Book of Durrow - The Illumination

The Illumination

The illumination of the book shows especially well the varied origins of the Insular style, and has been a focus for the intense art-historical discussion of the issue. One thing that is clear is that the artist was unused to representing the human figure; his main attempt, the Man symbol for Matthew, has been described as a "walking buckle". Apart from Anglo-Saxon metalwork, and Coptic and Syriac manuscript illustrations, the figure has been compared to a bronze figure with a panel of geometric enamel on his trunk, from a bucket found in Norway.

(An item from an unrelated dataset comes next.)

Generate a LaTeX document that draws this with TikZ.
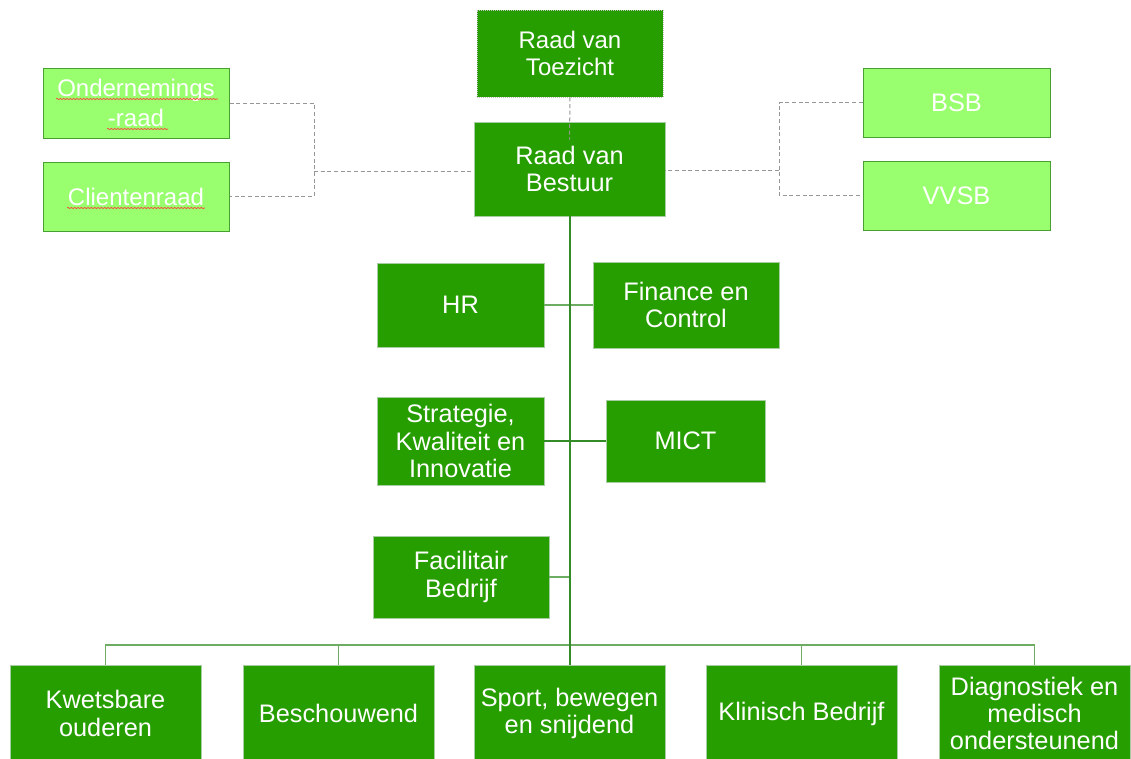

The artist is clearly far more used to depicting animals, and these have close relationships to continental eagle fibulae for the eagle, Pictish stones and English metalwork for the "shoulder spirals" on the lion and ox.

The geometric borders and the carpet pages cause more disagreement. The interlace, like that of the Durham fragment, is mostly large compared to the Book of Lindisfarne, but the extreme level of detail found in later Insular books begins here in the Celtic spirals and other curvilinear decoration used in initials and in sections of carpet pages. The page illustrated at left has animal interlace around the sides that is clearly drawn from Germanic Migration Period Animal Style II, as found for example in the Anglo-Saxon jewellery at Sutton Hoo. But the circular panel in the centre seems, although not as precisely as other parts of the book, to draw on Celtic sources, although the three white circles at the edge again recall Germanic metalwork studs in enamel or other techniques.

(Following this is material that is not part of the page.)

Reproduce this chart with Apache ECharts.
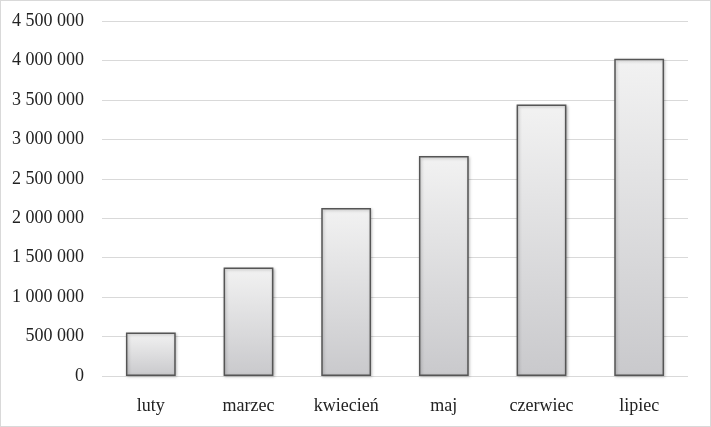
<!DOCTYPE html>
<html>
<head>
<meta charset="utf-8">
<script src="https://cdn.jsdelivr.net/npm/echarts@6/dist/echarts.min.js"></script>
<style>
html,body{margin:0;padding:0;background:#fff;}
#c{width:709px;height:425px;border:1px solid #d9d9d9;}
</style>
</head>
<body>
<div id="c"></div>
<script>
const categories = ['luty', 'marzec', 'kwiecień', 'maj', 'czerwiec', 'lipiec'];
const values = [550000, 1375000, 2130000, 2790000, 3440000, 4020000];
const yTicks = [0, 500000, 1000000, 1500000, 2000000, 2500000, 3000000, 3500000, 4000000, 4500000];

function fmt(v) {
  return String(v).replace(/\B(?=(\d{3})+(?!\d))/g, ' ');
}

const chart = echarts.init(document.getElementById('c'), null, {renderer: 'canvas'});
const font = '"Liberation Serif", "DejaVu Serif", serif';
chart.setOption({
  animation: false,
  grid: {left: 101, right: 22, top: 20, bottom: 50, containLabel: false},
  xAxis: {
    type: 'category',
    data: categories,
    axisLine: {show: false},
    axisTick: {show: false},
    axisLabel: {color: '#222', fontFamily: font, fontSize: 18, margin: 21}
  },
  yAxis: {
    type: 'value',
    min: yTicks[0],
    max: yTicks[yTicks.length - 1],
    interval: yTicks[1] - yTicks[0],
    axisLine: {show: false},
    axisTick: {show: false},
    splitLine: {lineStyle: {color: '#d9d9d9', width: 1}},
    axisLabel: {color: '#222', fontFamily: font, fontSize: 18, margin: 18, formatter: fmt}
  },
  series: [{
    type: 'bar',
    data: values,
    barWidth: '51%',
    itemStyle: {
      color: new echarts.graphic.LinearGradient(0, 0, 0, 1, [
        {offset: 0, color: '#f2f2f2'},
        {offset: 1, color: '#c9c9cc'}
      ]),
      borderColor: '#555',
      borderWidth: 1.5,
      shadowColor: 'rgba(0,0,0,0.25)',
      shadowBlur: 3,
      shadowOffsetX: 1,
      shadowOffsetY: 1
    }
  }]
});
</script>
</body>
</html>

The Book of Durrow is unusual in that it does not use the traditional scheme for assigning the symbols to the Evangelists. Each Gospel begins with an Evangelist's symbol – a man for Matthew, an eagle for Mark (not the lion traditionally used), a calf for Luke and a lion for John (not the eagle traditionally used). Each evangelist symbol, except the Man of Matthew is followed by a carpet page, followed by the initial page. This missing carpet page is assumed to have existed. A first possibility is that it was lost, and a second that it is in fact folio 3, which features swirling abstract decoration.

The first letter of the text is enlarged and decorated, with the following letters surrounded by dots. Parallels with metalwork can be noted in the rectangular body of St Matthew, which looks like a millefiori decoration, and in details of the carpet pages.

There is a sense of space in the design of all the pages of the Book of Durrow. Open vellum balances intensely decorated areas. Animal interlace of very high quality appears on folio 192v. Other motifs include spirals, triskeles, ribbon plaits and circular knots in the carpet pages and borders around the Four Evangelists.

Order of books: Matthew, John, Luke, Mark.